Today, the Centers for Medicare & Medicaid Services (CMS) announced its final version of “meaningful use” requirements for electronic health records (EHRs).  The new regulations responded to congressional criticism of draft regulations and abandoned an “all-or-nothing approach” in favor of greater flexibility for care providers.

The final regulations were written at the end of a six-month comment period that began when a draft version of the rule was published in January.  Also, the the Office of the National Coordinator (ONC) announced its final guidelines for EHR certification and testing via live webcast earlier today.

In April, a group of 27 senators signed a letter to then-acting CMS Administrator Charlene Frizzera, writing that they were “concerned that the CMS’ proposed rule regarding Medicare and Medicaid incentives for meaningful use of EHR technology is too restrictive.”

The group of senators included Orrin Hatch (R-UT), Amy Klobuchar (D-MN), Barbara Boxer (D-CA), and Lamar Alexander, (R-TN), who also expressed concern that the draft guidelines went “against the intent of Congress to reward those hospitals that already have taken important steps toward implementing EHR systems” by proposing an “all-or-nothing approach in which hospitals would be required to adopt all 23 separate EHR objectives.”

Another letter, authored by 37 Senate Democrats, had similar criticism for Kathleen Sebelius, Secretary of Health and Human Services.  The letter read, “while we believe that the general implementation framework outlined in the proposed rule should be preserved, starting with a phased, flexible approach to meaningful use would be a constructive change.”

The new regulations pared the list of 23 separate EHR meaningful use objectives to 15 core requirements for physicians and 14 for hospitals.  Core requirements include processes like writing prescriptions electronically, providing patients with an electronic copy of their health information if they ask for it and maintaining an active medication list for all patients to prevent harmful drug interactions.

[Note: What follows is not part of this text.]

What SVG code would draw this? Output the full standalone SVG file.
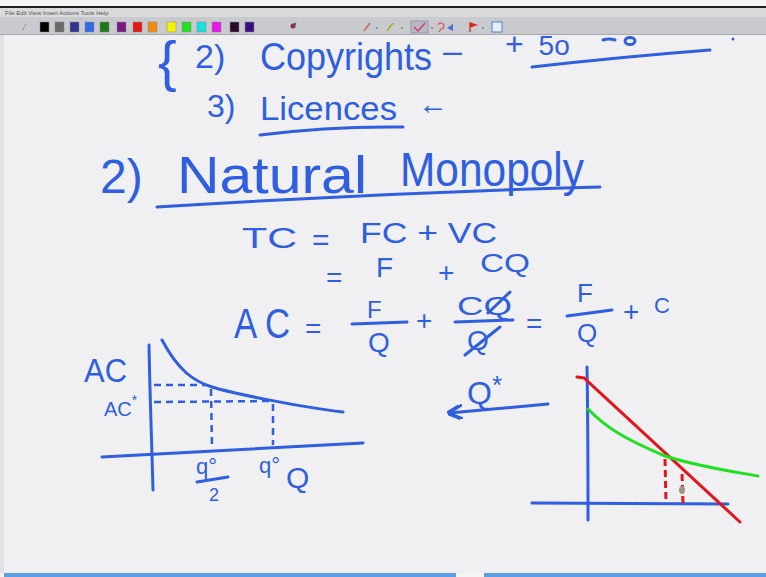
<svg xmlns="http://www.w3.org/2000/svg" width="766" height="577" viewBox="0 0 766 577">
  <style>
    .h{fill:#2f5fe0;font-family:"Liberation Sans",Arial,sans-serif}
    .s{stroke:#2f5fe0;stroke-width:3;fill:none;stroke-linecap:round;stroke-linejoin:round}
    .sd{stroke:#2f5fe0;stroke-width:2.5;fill:none;stroke-dasharray:7 5}
    .red{stroke:#e4151a;stroke-width:3;fill:none;stroke-linecap:round}
    .redd{stroke:#e4151a;stroke-width:3;fill:none;stroke-dasharray:7 4}
    .grn{stroke:#21e021;stroke-width:3;fill:none;stroke-linecap:round}
    .sw{stroke:#888;stroke-width:0.5}
    .menu{fill:#555;font-family:"Liberation Sans",Arial,sans-serif;font-size:6px}
  </style>
  <defs>
    <marker id="ah" viewBox="0 0 10 10" refX="9" refY="5" markerWidth="5" markerHeight="5" orient="auto">
      <path d="M0,0 L10,5 L0,10" fill="none" stroke="#2f5fe0" stroke-width="2.5"/>
    </marker>
  </defs>

  <!-- canvas -->
  <rect x="0" y="0" width="766" height="577" fill="#f0f0f2"/>
  <rect x="0" y="0" width="4" height="577" fill="#e2e2e5"/>

  <!-- top notes -->
  <g id="top-notes">
    <text class="h" x="158" y="80" font-size="56">{</text>
    <text class="h" x="195" y="68" font-size="34">2)</text>
    <text class="h" x="260" y="70" font-size="38" textLength="172" lengthAdjust="spacingAndGlyphs">Copyrights</text>
    <text class="h" x="443" y="62" font-size="34">–</text>
    <text class="h" x="505" y="55" font-size="32">+ <tspan font-size="28" dx="6">5o</tspan></text>
    <path class="s" d="M603,40 q6,-2 12,0 M625,41 a5,3.5 0 1,0 10,0 a5,3.5 0 1,0 -10,0"/>
    <circle cx="733" cy="39" r="1.5" fill="#2f5fe0"/>
    <path class="s" d="M532,67 Q620,57 710,50"/>
    <text class="h" x="207" y="117" font-size="32">3)</text>
    <text class="h" x="260" y="120" font-size="34" textLength="137" lengthAdjust="spacingAndGlyphs">Licences</text>
    <text class="h" x="418" y="114" font-size="30">←</text>
    <path class="s" d="M260,135 Q330,126 403,127"/>
  </g>

  <!-- heading -->
  <g id="heading">
    <text class="h" x="100" y="193" font-size="48">2)</text>
    <text class="h" x="177" y="193" font-size="52" textLength="190" lengthAdjust="spacingAndGlyphs">Natural</text>
    <text class="h" x="400" y="186" font-size="48" textLength="184" lengthAdjust="spacingAndGlyphs">Monopoly</text>
    <path class="s" d="M157,207 Q380,193 600,187"/>
  </g>

  <!-- equations -->
  <g id="equations">
    <text class="h" x="242" y="248" font-size="30" textLength="55" lengthAdjust="spacingAndGlyphs">TC</text>
    <text class="h" x="312" y="250" font-size="30">=</text>
    <text class="h" x="360" y="243" font-size="30" textLength="137" lengthAdjust="spacingAndGlyphs">FC + VC</text>
    <text class="h" x="326" y="287" font-size="28">=</text>
    <text class="h" x="376" y="277" font-size="28">F</text>
    <text class="h" x="438" y="282" font-size="28">+</text>
    <text class="h" x="480" y="272" font-size="26" textLength="50" lengthAdjust="spacingAndGlyphs">CQ</text>

    <text class="h" x="234" y="338" font-size="42" textLength="56" lengthAdjust="spacingAndGlyphs">A C</text>
    <text class="h" x="305" y="338" font-size="28">=</text>
    <text class="h" x="367" y="318" font-size="24">F</text>
    <path class="s" d="M352,324 L407,322"/>
    <text class="h" x="368" y="352" font-size="28">Q</text>
    <text class="h" x="416" y="330" font-size="28">+</text>
    <text class="h" x="457" y="315" font-size="26" textLength="55" lengthAdjust="spacingAndGlyphs">CQ</text>
    <path class="s" d="M488,313 L510,292"/>
    <path class="s" d="M455,322 L513,320"/>
    <text class="h" x="467" y="350" font-size="28">Q</text>
    <path class="s" d="M465,355 L500,327"/>
    <text class="h" x="526" y="333" font-size="28">=</text>
    <text class="h" x="577" y="302" font-size="26">F</text>
    <path class="s" d="M567,316 L612,310"/>
    <text class="h" x="577" y="342" font-size="26">Q</text>
    <text class="h" x="623" y="321" font-size="28">+</text>
    <text class="h" x="654" y="313" font-size="22">C</text>
  </g>

  <!-- AC graph -->
  <g id="graph-ac">
    <path class="s" d="M149,345 C150,400 152,450 153,490"/>
    <path class="s" d="M102,457 L363,443"/>
    <path class="s" d="M162,340 C178,370 193,381 212,387 S300,407 343,412"/>
    <path class="sd" d="M154,385 L207,385"/>
    <path class="sd" d="M154,402 L271,401"/>
    <path class="sd" d="M211,389 L212,447"/>
    <path class="sd" d="M273,404 L273,445"/>
    <text class="h" x="84" y="382" font-size="33" textLength="43" lengthAdjust="spacingAndGlyphs">AC</text>
    <text class="h" x="104" y="416" font-size="20">AC<tspan font-size="14" dy="-11">*</tspan></text>
    <text class="h" x="196" y="474" font-size="22">q°</text>
    <path class="s" d="M197,482 L228,477"/>
    <text class="h" x="209" y="501" font-size="18">2</text>
    <text class="h" x="259" y="473" font-size="22">q°</text>
    <text class="h" x="286" y="488" font-size="30">Q</text>
  </g>

  <!-- Q* arrow -->
  <g id="q-star">
    <text class="h" x="467" y="404" font-size="32">Q<tspan font-size="26" dy="-10">*</tspan></text>
  </g>
  <g id="connectors">
    <path class="s" d="M548,404 L449,413" marker-end="url(#ah)"/>
  </g>

  <!-- natural monopoly graph -->
  <g id="graph-nm">
    <path class="s" d="M587,367 C588,420 588,470 588,520"/>
    <path class="s" d="M532,503 L728,504"/>
    <path class="red" d="M577,377 L584,378 L740,522"/>
    <path class="grn" d="M588,409 C608,430 630,441 665,456 C700,467 730,471 758,476"/>
    <path class="redd" d="M665,459 L666,503"/>
    <path class="redd" d="M682,474 L683,503"/>
    <ellipse cx="682" cy="490" rx="3" ry="4" fill="#9a9680"/>
  </g>

  <!-- application chrome -->
  <g id="toolbar">
    <rect x="0" y="0" width="766" height="6" fill="#f4f4f4"/>
    <rect x="0" y="6" width="766" height="2" fill="#1e1e1e"/>
    <rect x="0" y="8" width="766" height="9" fill="#dadadd"/>
    <text class="menu" x="5" y="15">File  Edit  View  Insert  Actions  Tools  Help</text>
    <rect x="0" y="17" width="766" height="17" fill="#c9cace"/>
    <rect x="0" y="34" width="766" height="1" fill="#a7a8ae"/>
    <path d="M26,24 L22,31" stroke="#999" stroke-width="1"/>
    <rect class="sw" x="40" y="22" width="9" height="10" fill="#000"/>
    <rect class="sw" x="55" y="22" width="9" height="10" fill="#6a6a6a"/>
    <rect class="sw" x="70" y="22" width="9" height="10" fill="#33338f"/>
    <rect class="sw" x="85" y="22" width="9" height="10" fill="#2f6ae8"/>
    <rect class="sw" x="100" y="22" width="9" height="10" fill="#1a7a1a"/>
    <rect class="sw" x="117" y="22" width="9" height="10" fill="#7a1a80"/>
    <rect class="sw" x="133" y="22" width="9" height="10" fill="#e01818"/>
    <rect class="sw" x="148" y="22" width="9" height="10" fill="#f08a10"/>
    <rect class="sw" x="167" y="22" width="9" height="10" fill="#f4f400"/>
    <rect class="sw" x="182" y="22" width="9" height="10" fill="#20e020"/>
    <rect class="sw" x="197" y="22" width="9" height="10" fill="#18e0e0"/>
    <rect class="sw" x="212" y="22" width="9" height="10" fill="#e818e8"/>
    <rect class="sw" x="230" y="22" width="9" height="10" fill="#2a0a30"/>
    <rect class="sw" x="245" y="22" width="9" height="10" fill="#3a1080"/>
    <circle cx="293" cy="26" r="2.5" fill="#8a3040"/>
    <circle cx="295" cy="24" r="1.2" fill="#3060c0"/>
    <path d="M370,23 L364,31" stroke="#c07050" stroke-width="1.5"/>
    <circle cx="377" cy="28" r="0.8" fill="#555"/>
    <path d="M393,23 L387,31" stroke="#a0b030" stroke-width="1.5"/>
    <circle cx="402" cy="28" r="0.8" fill="#555"/>
    <rect x="411" y="21" width="17" height="12" fill="#b8b8c8" stroke="#9090a8" stroke-width="0.8"/>
    <path d="M414,27 L418,31 L425,23" stroke="#d04060" stroke-width="1.5" fill="none"/>
    <circle cx="432" cy="28" r="0.8" fill="#555"/>
    <path d="M438,25 a3,3 0 1,1 3,4 l-2,3" stroke="#e05060" stroke-width="1.2" fill="none"/>
    <path d="M453,24 L447,28 L453,31 Z" fill="#4a70d8"/>
    <path d="M470,32 L470,23 L476,25 L470,27" stroke="#e02020" stroke-width="1.3" fill="#e02020"/>
    <circle cx="483" cy="28" r="0.8" fill="#555"/>
    <rect x="492" y="22" width="10" height="10" fill="#e8f0ff" stroke="#4a80d0" stroke-width="1"/>
  </g>

  <g id="status">
    <rect x="0" y="573" width="766" height="4" fill="#f4f4f6"/>
    <rect x="4" y="573" width="452" height="4" fill="#5b9fe6"/>
    <rect x="484" y="573" width="282" height="4" fill="#5b9fe6"/>
  </g>
</svg>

Care providers will have to choose ten goals from a “menu set” that they will have to meet by the second stage of nationwide EHR implementation, according to David Blumenthal, national Health IT coordinator.

“We want objectives to be ambitious but achievable,” said Dr. Blumenthal at an HHS briefing earlier today.  “The first thing we’ve done is add flexibility of choice, allowing different providers with different situations to take different pathways to meaningful use.”

Dr. Blumenthal also announced ONC’s final version of EHR certification regulations at the briefing, ending jurisdictional questions about which government agency would author reliability and privacy rules for the new technology.

Janet Dillione, CEO of Nuance Healthcare Solutions, said that the criteria released by CMS reflect that “a key part – an absolutely fundamental part – of Meaningful Use is physician adoption of IT; how they use IT, and how effectively they use it,” adding “now that the final regulations are available to us, the journey moves forward to implementation.”

Since both the federal assistance requirements for EHR adoption and the federal regulations for EHR certification have been finalized, health IT vendors can finally get down to business and design software that will meet the needs of care providers as well as the requirements of the federal government.